OOPSLA Day 0

I am in Portland for OOPSLA / SPLASH, a conference that is my sentimental favorite. I think my first OOPSLA was in New Orleans circa 1990 and OOPSLA Vancouver 92 is filled with memories (mostly because Tina came and we dove Orcas Island in wetsuits).

OOPSLA is traditionally the big academic conference for programming language theory and implementation. When I was a magazine editor and track chair for the Software Development Conferences, OOPSLA is where I trolled for new fish -- concepts and writers that were ready for trade exposure. That’s no longer my business, and I wonder if I’ll get the same thrill from attending that I used to.
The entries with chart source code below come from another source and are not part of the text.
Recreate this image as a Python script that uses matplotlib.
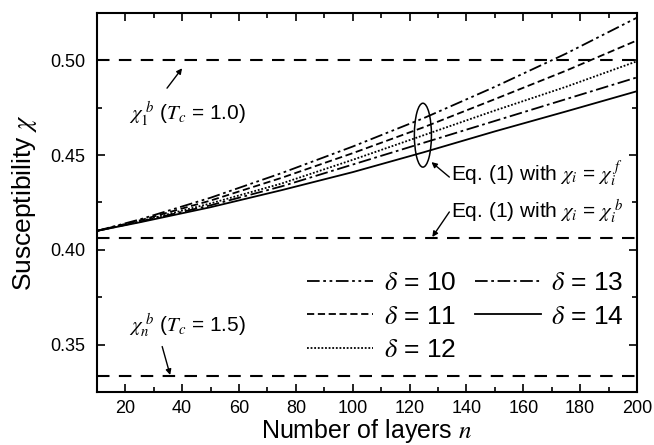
import numpy as np
import matplotlib
matplotlib.use('Agg')
import matplotlib.pyplot as plt
from matplotlib.patches import Ellipse
from matplotlib.ticker import MultipleLocator

plt.rcParams['font.family'] = ['Liberation Sans', 'DejaVu Sans']
plt.rcParams['mathtext.fontset'] = 'stix'

# values
n_layers = [10, 25, 50, 75, 100, 125, 150, 175, 200]
chi_d10 = [0.410, 0.4160, 0.4275, 0.4405, 0.4545, 0.4695, 0.4860, 0.5035, 0.5225]
chi_d11 = [0.410, 0.4155, 0.4260, 0.4380, 0.4510, 0.4647, 0.4795, 0.4945, 0.5105]
chi_d12 = [0.410, 0.4150, 0.4245, 0.4350, 0.4475, 0.4605, 0.4735, 0.4860, 0.4995]
chi_d13 = [0.410, 0.4148, 0.4235, 0.4335, 0.4450, 0.4565, 0.4680, 0.4795, 0.4910]
chi_d14 = [0.410, 0.4145, 0.4225, 0.4315, 0.4410, 0.4515, 0.4625, 0.4730, 0.4837]
deltas = [10, 11, 12, 13, 14]
ref_levels = [0.500, 0.406, 1.0 / 3.0]

series = [chi_d10, chi_d11, chi_d12, chi_d13, chi_d14]
styles = [(0, (7, 2, 1.5, 2, 1.5, 2)),
          (0, (4, 2)),
          (0, (1, 1)),
          (0, (7, 2, 1.5, 2)),
          '-']

fig = plt.figure(figsize=(6.54, 4.45), dpi=100)
ax = fig.add_axes([0.148, 0.119, 0.826, 0.852])

for d, vals, ls in zip(deltas, series, styles):
    ax.plot(n_layers, vals, color='k', lw=1.3, linestyle=ls,
            label=r'$\delta$ = %d' % d)

for lev in ref_levels:
    ax.axhline(lev, color='k', lw=1.5, linestyle=(0, (6, 4.5)))

ax.set_xlim(10, 200)
ax.set_ylim(0.325, 0.525)
ax.xaxis.set_major_locator(MultipleLocator(20))
ax.xaxis.set_minor_locator(MultipleLocator(10))
ax.yaxis.set_major_locator(MultipleLocator(0.05))
ax.yaxis.set_minor_locator(MultipleLocator(0.025))
ax.tick_params(which='both', direction='in', top=True, right=True, width=1.2,
               labelsize=13)
ax.tick_params(which='major', length=6, pad=8)
ax.tick_params(axis='x', which='major', pad=6)
ax.tick_params(which='minor', length=3.5)
ax.set_yticks([0.35, 0.40, 0.45, 0.50])
ax.set_yticklabels(['0.35', '0.40', '0.45', '0.50'])
for sp in ax.spines.values():
    sp.set_linewidth(1.5)

ax.set_xlabel(r'Number of layers $n$', fontsize=18, labelpad=0)
ax.set_ylabel(r'Susceptibility $\chi$', fontsize=19, labelpad=8)

arrow = dict(arrowstyle='-|>', color='k', lw=1.0, mutation_scale=8,
             shrinkA=0, shrinkB=0)

ax.annotate('', xy=(40.0, 0.4958), xytext=(34.7, 0.4853), arrowprops=arrow)
ax.text(21.5, 0.4684, r'$\chi_1^{\ b}$ ($T_c$ = 1.0)', fontsize=15,
        ha='left', va='baseline')

ax.annotate('', xy=(35.8, 0.3340), xytext=(33.0, 0.3490), arrowprops=arrow)
ax.text(21.5, 0.3568, r'$\chi_n^{\ b}$ ($T_c$ = 1.5)', fontsize=15,
        ha='left', va='baseline')

ax.add_patch(Ellipse((124.7, 0.4605), 6.0, 0.0337, fill=False, color='k', lw=1.1))
ax.annotate('', xy=(127.7, 0.4463), xytext=(134.0, 0.4384), arrowprops=arrow)
ax.text(134.7, 0.4400, r'Eq. (1) with $\chi_i$ = $\chi_i^{\ f}$', fontsize=15,
        ha='left', va='center')

ax.annotate('', xy=(128.0, 0.4068), xytext=(134.0, 0.4200), arrowprops=arrow)
ax.text(134.7, 0.4200, r'Eq. (1) with $\chi_i$ = $\chi_i^{\ b}$', fontsize=15,
        ha='left', va='center')

ax.legend(ncol=2, frameon=False, fontsize=19, handlelength=2.5,
          handletextpad=0.4, columnspacing=0.7, labelspacing=0.35,
          loc='upper left', bbox_to_anchor=(0.39, 0.318),
          borderaxespad=0, borderpad=0)

fig.savefig('out.png', dpi=100)
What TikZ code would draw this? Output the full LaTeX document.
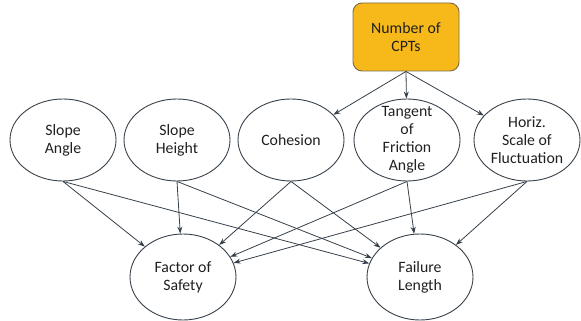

The program looks promising and I’ve just spent a few hours going over the papers in the proceedings DVD (no more phonebook-sized proceedings to bow the bookshelves, but I’m sure I can still steal some article ideas…).

I’m happy by the late addition of talks by Gilad Bracha and Lars Bak on Dart, the new programming language from Google. I’m unabashedly a fan of Bracha’s NewSpeak and the one time I heard Bak talk, I said he was “dynamite….Concrete, informed, impressive….” so I’m favorably disposed to like their language, even if it does have null (and not just have it, but

In Dart, all uninitialized variables have the value null, regardless of type. Numeric variables in particular are therefore best explicitly initialized; such variables will not be initialized to 0 by default.

Which strikes me as flat-out crazy, reiterating Tony Hoare’s “Billion-Dollar Mistake.”
Early reaction to Dart has been pretty harsh, it will be interesting to discuss it in-person (where the tone will be 1000x more reasonable and respectful than on the Internet).